Omkar Speciality Chemicals Ltd -- OSCL

From The AR of the last year:

  1. Term loans
    a) From Banks were secured by way of hypothecation of stock, spare parts and book debts and first charge on land, building and plant and machinery
    present and future situated at Plot No. F-24, Plot No. W -92(A), W-94(A), W-95(A) Plot No.F-9, F -10/1, Plot No. B-34, MIDC, Badlapur, Dist: Thane and Plot no. D 27/5,
    Lote Parshuram Industrial Area, Taluka - Khed , Ratnagiri in Maharashtra
    b) Personal guarantee of the promoter directors of the company
  1. Working Capital Loans
    a) From Banks were secured by way of hypothecation of stock, spare parts and book debts and first charge on land building and plant and machinery present and future
    situated at Plot No. F-24, Plot No. W -92(A),W-94(A),W-95(A), Plot No B-34, Plot No. F-9, F -10/1, MIDC, Badlapur, Dist : Thane & Plot no. D 27/5, Lote Parshuram
    Industrial Area, Taluka - Khed , Ratnagiri in Maharashtra
    b) Personal guarantee of the promoter directors of the company

Companies Term Loan rating is BBB+ and Debt equity ratio is close to one. Most of the banks will ask some collateral other than whatever is available with the company.
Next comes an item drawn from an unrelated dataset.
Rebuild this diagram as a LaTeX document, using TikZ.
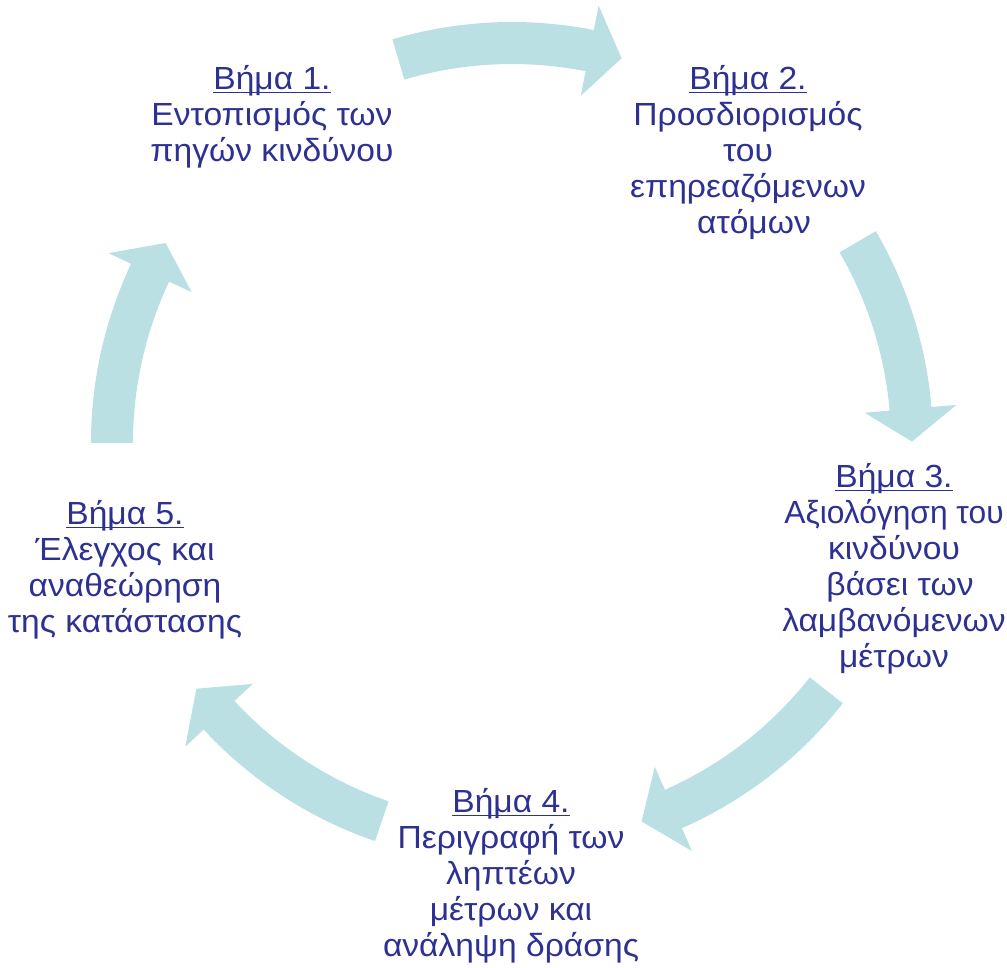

Generally, it is promoter’s shares.

We also need to go through the AR for the current year which is not available currently to understand what is the rate at which money has been raised from Venus. We can also get an approximate number from the next quarters result as that will show the amount of debt and finance cost. Till then we will have to wait.

One of the oldest small cap specialist Mudar pathreya recommends OSCL in todays Business Standard.

Mudar is a v old smallcap specialist who recently recommended Oriental Carbon & Chemicals LTD(OCCL) when it was hovering in the range of 400.At least the visibility of the co is increasing.

However the point raised by TheStocklady on why OSCL is raising funds from an unknown Venus India Asset Finance is also important? is a known finance co or bank not willing to extend loan?

Views Invited.

Discl-Invested recently

one concern I have is inordinate amount of debt - Rs. 175 Cr. in total as per AR - the company can barely service its interest on the loan with the present cash flows - interest cover is barely 1.5. In such a turbulent global environment, having 150 days receivables with forex volatility and such debt and pledged shares amplifies the risks

I really like the path the company is taking but at CMP, I think a slight dip in sales can be catastrophic and can induce pledged share selling.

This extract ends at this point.